Filter by different conditions

  • Equality comparison

    Status: 200 | where ClientIp = '192.168.1.1'
  • Case-insensitive search

    __topic__: nginx-access-log | where lower(Method) != 'put'
  • Fuzzy match

    Status: 200 | where UserAgent like '%Macintosh%'
  • Numerical comparison

    Fields default to varchar. Cast to bigint for numerical comparisons.

    Status: 200 |  where cast(RT as bigint) > 50
  • Regular expression match

    # Find URIs that contain "path-number"
    Status: 200 | where regexp_like(Uri, 'path-\d+')

Calculate new fields

Calculate new fields from existing ones using the extend instruction.

  • Extract fields using regular expressions

    # Extract the file number from the Uri field
    * not Status: 200 | extend fileNumber=regexp_extract(Uri, 'file-(\d+)', 1)
  • Extract fields from JSON

    Status:200 | extend Item = json_extract_scalar(Payload, '$.Item')
  • Extract fields based on a separator

    Status:200 | extend urlParam=split_part(Uri, '/', 3)
  • Calculate new fields from multiple field values

    # Calculate the time difference based on BeginTime and EndTime
    Status:200 | extend timeRange = cast(BeginTime as bigint) - cast(EndTime as bigint)

Retain, remove, and rename fields

  • Keep only specific fields and remove the rest

    Status:200 | project Status, Uri
  • Remove specific fields and keep the rest

    Status:200 | project-away UserAgent
  • Rename fields

    Status:200 | project-rename Latency=RT

Expand unstructured data

  • Expand all fields in JSON

    # Filter non-empty Payloads and expand all JSON fields
    __topic__: nginx-access-log | where Payload is not null | parse-json Payload
  • Expand JSON fields and discard the original ones

    status:200 
    | parse-json body 
    | project-away body
  • Extract multiple fields using regular expressions

    Status:200 | parse-regexp Uri, 'path-(\d+)/file-(\d+)' as pathIndex, fileIndex

Multi-level pipeline cascade

Combine the operations above in a single statement using multi-level pipeline cascades, executed in sequence.

Status:200 
| where Payload is not null 
| parse-json Payload 
| project-away Payload 
| where Host='api.qzzw.com' and cast(RT as bigint) > 80 
| extend timeRange=cast(BeginTime as bigint) - cast(EndTime as bigint)
| where timeRange > 500
| project UserId, Uri

Limits

  1. SPL execution in scan-based query has limits. For more information, see Limitations.
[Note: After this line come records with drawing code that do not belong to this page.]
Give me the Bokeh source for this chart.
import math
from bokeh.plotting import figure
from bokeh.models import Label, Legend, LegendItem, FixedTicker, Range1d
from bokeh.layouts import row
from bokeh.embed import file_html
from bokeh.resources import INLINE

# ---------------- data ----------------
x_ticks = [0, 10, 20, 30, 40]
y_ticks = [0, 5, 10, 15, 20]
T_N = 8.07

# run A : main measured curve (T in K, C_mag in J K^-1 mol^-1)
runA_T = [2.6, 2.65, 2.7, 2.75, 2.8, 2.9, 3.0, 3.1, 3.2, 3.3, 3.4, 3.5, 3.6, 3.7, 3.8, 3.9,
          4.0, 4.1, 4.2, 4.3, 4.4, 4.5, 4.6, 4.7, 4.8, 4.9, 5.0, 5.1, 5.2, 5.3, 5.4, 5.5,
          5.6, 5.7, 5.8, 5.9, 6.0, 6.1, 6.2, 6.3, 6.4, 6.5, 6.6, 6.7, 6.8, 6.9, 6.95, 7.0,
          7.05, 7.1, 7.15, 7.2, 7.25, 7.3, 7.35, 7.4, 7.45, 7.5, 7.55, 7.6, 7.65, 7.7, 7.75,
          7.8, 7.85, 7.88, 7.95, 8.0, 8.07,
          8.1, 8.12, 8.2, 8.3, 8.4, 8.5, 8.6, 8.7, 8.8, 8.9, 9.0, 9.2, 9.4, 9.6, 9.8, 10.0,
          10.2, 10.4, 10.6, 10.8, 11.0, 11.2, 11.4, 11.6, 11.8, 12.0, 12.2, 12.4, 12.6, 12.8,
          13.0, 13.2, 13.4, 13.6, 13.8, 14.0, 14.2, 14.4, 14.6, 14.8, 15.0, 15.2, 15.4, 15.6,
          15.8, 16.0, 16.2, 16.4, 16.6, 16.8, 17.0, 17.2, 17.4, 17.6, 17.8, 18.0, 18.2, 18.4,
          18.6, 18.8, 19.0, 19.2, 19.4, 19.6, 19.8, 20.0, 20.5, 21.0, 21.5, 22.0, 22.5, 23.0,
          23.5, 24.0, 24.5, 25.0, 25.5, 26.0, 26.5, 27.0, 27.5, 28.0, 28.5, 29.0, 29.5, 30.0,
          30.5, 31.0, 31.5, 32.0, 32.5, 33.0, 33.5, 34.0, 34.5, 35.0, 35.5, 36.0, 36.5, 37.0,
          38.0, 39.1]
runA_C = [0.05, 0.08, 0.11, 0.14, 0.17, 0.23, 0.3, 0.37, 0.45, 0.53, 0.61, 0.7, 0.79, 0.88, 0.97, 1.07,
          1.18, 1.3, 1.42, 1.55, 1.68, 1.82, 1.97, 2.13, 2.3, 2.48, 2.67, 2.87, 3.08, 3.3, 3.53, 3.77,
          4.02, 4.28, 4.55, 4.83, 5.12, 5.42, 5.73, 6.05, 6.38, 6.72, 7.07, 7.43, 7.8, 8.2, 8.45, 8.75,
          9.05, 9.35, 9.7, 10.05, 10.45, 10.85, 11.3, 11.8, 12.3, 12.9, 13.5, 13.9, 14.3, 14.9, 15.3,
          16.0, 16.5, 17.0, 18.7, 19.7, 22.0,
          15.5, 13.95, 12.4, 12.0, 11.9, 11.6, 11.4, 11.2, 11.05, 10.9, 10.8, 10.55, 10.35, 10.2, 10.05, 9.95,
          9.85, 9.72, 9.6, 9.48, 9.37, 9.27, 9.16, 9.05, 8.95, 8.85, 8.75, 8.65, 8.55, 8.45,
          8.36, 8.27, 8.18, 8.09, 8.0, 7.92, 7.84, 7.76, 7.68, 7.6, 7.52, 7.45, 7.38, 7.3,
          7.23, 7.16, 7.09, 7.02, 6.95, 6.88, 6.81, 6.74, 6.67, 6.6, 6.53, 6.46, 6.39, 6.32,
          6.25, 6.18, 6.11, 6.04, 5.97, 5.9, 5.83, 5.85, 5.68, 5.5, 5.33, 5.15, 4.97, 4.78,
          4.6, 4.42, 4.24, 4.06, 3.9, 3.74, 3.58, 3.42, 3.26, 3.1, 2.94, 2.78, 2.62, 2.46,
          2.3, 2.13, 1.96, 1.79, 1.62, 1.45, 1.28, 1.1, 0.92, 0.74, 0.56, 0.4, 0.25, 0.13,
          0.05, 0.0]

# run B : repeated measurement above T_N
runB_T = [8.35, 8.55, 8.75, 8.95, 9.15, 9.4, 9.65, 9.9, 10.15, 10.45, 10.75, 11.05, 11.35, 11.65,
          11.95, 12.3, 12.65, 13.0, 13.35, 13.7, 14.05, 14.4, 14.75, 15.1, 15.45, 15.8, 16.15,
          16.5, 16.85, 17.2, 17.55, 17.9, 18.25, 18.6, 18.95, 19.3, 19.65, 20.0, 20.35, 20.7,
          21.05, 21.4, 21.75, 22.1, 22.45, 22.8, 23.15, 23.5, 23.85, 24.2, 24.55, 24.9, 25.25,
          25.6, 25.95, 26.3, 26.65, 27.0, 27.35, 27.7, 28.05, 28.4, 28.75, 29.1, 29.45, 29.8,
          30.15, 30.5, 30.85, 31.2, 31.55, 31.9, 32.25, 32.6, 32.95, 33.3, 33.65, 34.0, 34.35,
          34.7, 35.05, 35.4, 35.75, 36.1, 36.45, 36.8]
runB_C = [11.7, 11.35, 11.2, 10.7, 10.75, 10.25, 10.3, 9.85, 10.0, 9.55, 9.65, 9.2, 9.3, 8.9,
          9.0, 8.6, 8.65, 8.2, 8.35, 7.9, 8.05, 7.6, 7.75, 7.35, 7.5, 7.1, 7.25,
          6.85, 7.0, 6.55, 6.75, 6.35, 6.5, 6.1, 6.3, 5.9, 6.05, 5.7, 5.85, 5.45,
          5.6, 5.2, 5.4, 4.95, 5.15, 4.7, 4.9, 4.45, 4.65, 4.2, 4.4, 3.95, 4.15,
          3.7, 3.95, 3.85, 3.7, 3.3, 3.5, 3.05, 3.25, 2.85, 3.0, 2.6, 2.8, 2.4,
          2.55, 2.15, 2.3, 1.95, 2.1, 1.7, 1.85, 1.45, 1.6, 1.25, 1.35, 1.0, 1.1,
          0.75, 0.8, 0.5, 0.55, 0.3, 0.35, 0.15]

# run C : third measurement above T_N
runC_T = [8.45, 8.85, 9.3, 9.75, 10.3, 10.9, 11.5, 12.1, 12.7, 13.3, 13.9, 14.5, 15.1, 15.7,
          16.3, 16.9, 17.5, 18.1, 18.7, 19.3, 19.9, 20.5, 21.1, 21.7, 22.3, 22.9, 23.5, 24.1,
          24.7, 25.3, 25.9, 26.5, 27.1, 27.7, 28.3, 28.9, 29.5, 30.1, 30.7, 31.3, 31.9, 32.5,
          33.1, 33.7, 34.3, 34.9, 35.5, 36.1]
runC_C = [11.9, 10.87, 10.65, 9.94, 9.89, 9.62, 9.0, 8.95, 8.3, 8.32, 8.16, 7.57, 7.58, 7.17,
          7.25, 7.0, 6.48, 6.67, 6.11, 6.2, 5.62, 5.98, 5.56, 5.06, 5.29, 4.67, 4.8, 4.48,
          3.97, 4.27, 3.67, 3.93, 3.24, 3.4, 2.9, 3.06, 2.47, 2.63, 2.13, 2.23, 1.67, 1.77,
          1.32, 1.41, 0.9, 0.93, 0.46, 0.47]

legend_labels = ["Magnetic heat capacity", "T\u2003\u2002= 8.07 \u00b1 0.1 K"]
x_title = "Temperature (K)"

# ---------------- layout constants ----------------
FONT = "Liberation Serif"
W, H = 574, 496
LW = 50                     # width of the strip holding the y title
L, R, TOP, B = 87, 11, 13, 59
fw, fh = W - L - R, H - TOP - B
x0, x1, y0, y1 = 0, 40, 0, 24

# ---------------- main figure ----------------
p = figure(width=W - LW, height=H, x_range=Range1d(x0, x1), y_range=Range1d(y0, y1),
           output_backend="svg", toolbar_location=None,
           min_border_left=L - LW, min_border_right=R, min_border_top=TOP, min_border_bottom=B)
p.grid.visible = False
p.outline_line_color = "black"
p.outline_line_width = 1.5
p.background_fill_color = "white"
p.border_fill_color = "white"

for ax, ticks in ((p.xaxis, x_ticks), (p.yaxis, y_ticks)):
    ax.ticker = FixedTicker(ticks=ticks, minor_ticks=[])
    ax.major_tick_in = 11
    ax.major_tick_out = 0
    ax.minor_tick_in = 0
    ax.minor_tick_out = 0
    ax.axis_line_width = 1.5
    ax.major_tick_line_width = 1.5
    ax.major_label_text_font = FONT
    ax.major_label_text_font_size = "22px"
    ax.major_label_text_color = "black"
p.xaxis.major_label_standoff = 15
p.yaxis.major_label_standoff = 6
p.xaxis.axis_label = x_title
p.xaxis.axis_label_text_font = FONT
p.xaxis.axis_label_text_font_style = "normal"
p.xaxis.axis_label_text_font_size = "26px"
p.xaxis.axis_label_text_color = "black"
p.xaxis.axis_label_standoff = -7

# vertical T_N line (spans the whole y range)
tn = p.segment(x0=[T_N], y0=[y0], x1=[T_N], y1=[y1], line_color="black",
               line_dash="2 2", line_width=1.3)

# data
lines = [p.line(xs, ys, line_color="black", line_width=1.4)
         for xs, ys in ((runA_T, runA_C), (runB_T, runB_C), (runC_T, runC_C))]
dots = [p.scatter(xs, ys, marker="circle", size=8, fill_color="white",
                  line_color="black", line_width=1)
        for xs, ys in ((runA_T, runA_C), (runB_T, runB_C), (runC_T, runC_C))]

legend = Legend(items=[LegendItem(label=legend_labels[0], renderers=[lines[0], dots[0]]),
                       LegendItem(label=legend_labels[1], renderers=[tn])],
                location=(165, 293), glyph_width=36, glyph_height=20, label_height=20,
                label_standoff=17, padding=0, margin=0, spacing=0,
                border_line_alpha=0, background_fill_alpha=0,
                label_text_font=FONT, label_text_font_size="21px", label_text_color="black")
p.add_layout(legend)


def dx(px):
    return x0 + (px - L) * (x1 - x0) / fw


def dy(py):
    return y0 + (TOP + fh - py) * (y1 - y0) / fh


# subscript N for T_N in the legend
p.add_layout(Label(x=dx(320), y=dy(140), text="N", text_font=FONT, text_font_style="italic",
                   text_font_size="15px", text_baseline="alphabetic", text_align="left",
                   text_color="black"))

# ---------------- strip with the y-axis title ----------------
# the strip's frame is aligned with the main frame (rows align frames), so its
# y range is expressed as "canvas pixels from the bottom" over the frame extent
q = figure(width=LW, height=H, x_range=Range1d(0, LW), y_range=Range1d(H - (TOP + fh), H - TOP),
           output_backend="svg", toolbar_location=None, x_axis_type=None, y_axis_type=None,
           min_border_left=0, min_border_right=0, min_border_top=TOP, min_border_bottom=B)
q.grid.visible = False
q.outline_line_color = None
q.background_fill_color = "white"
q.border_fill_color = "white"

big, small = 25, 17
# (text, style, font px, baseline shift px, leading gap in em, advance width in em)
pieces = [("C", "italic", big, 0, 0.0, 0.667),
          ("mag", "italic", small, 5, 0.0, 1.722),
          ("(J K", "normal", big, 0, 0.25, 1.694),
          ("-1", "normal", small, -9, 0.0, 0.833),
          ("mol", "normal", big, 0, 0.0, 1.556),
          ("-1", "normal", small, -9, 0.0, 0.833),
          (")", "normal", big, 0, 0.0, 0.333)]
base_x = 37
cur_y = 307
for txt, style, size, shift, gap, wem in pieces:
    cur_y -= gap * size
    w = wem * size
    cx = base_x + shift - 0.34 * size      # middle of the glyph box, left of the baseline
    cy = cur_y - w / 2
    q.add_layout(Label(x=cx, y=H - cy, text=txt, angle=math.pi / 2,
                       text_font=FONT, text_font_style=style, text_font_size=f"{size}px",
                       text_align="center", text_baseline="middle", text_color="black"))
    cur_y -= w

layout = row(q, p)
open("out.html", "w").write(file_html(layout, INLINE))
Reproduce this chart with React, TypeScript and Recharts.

  2. Random pagination is not supported.

Index-based vs. scan-based query

Item

Index-based query

Scan-based query

Syntax

Search statement. For more information, see Search syntax and functions.

Search statement | SPL instruction 1 | SPL instruction 2 | .... For more information, see SPL syntax.

Index configuration needed

Yes.

The index-based search statement requires indexes, while other statements do not.

Analytic statements supported

Yes.

Yes.

Random pagination supported

Yes.

No.

Only continuous (forward/backward) pagination is supported.

Log histogram

Displayed based on the results of the search statement.

Displayed based on the results of the search statement and the scan progress.

Operators and functions

Logical and mathematical calculation, and fuzzy search are supported. SQL functions are not.

For details, see SPL instructions and functions and SPL-supported SQL functions.

Field types

Determined by the data types that are specified in index configurations.

SPL treats all fields as text regardless of index configuration. For more information, see Data type conversion.

Result size

Configurable in the SLS console or via SDK. Maximum: 100.

The scan stops and returns results when any of these conditions is met:

  • The identified log count reaches the specified return limit.

    You can set this in the SLS console or via SDK.

  • Scanned log count exceeds the auto-calculated upper limit (default: 100,000, derived from search statement results).

  • The scan duration exceeds 45 seconds.

Fees

You are charged for index traffic and index storage. For more information, see Billable items for pay-by-feature.

Charged by scan traffic (the data volume returned from scanning). Log identification uses index-based query results.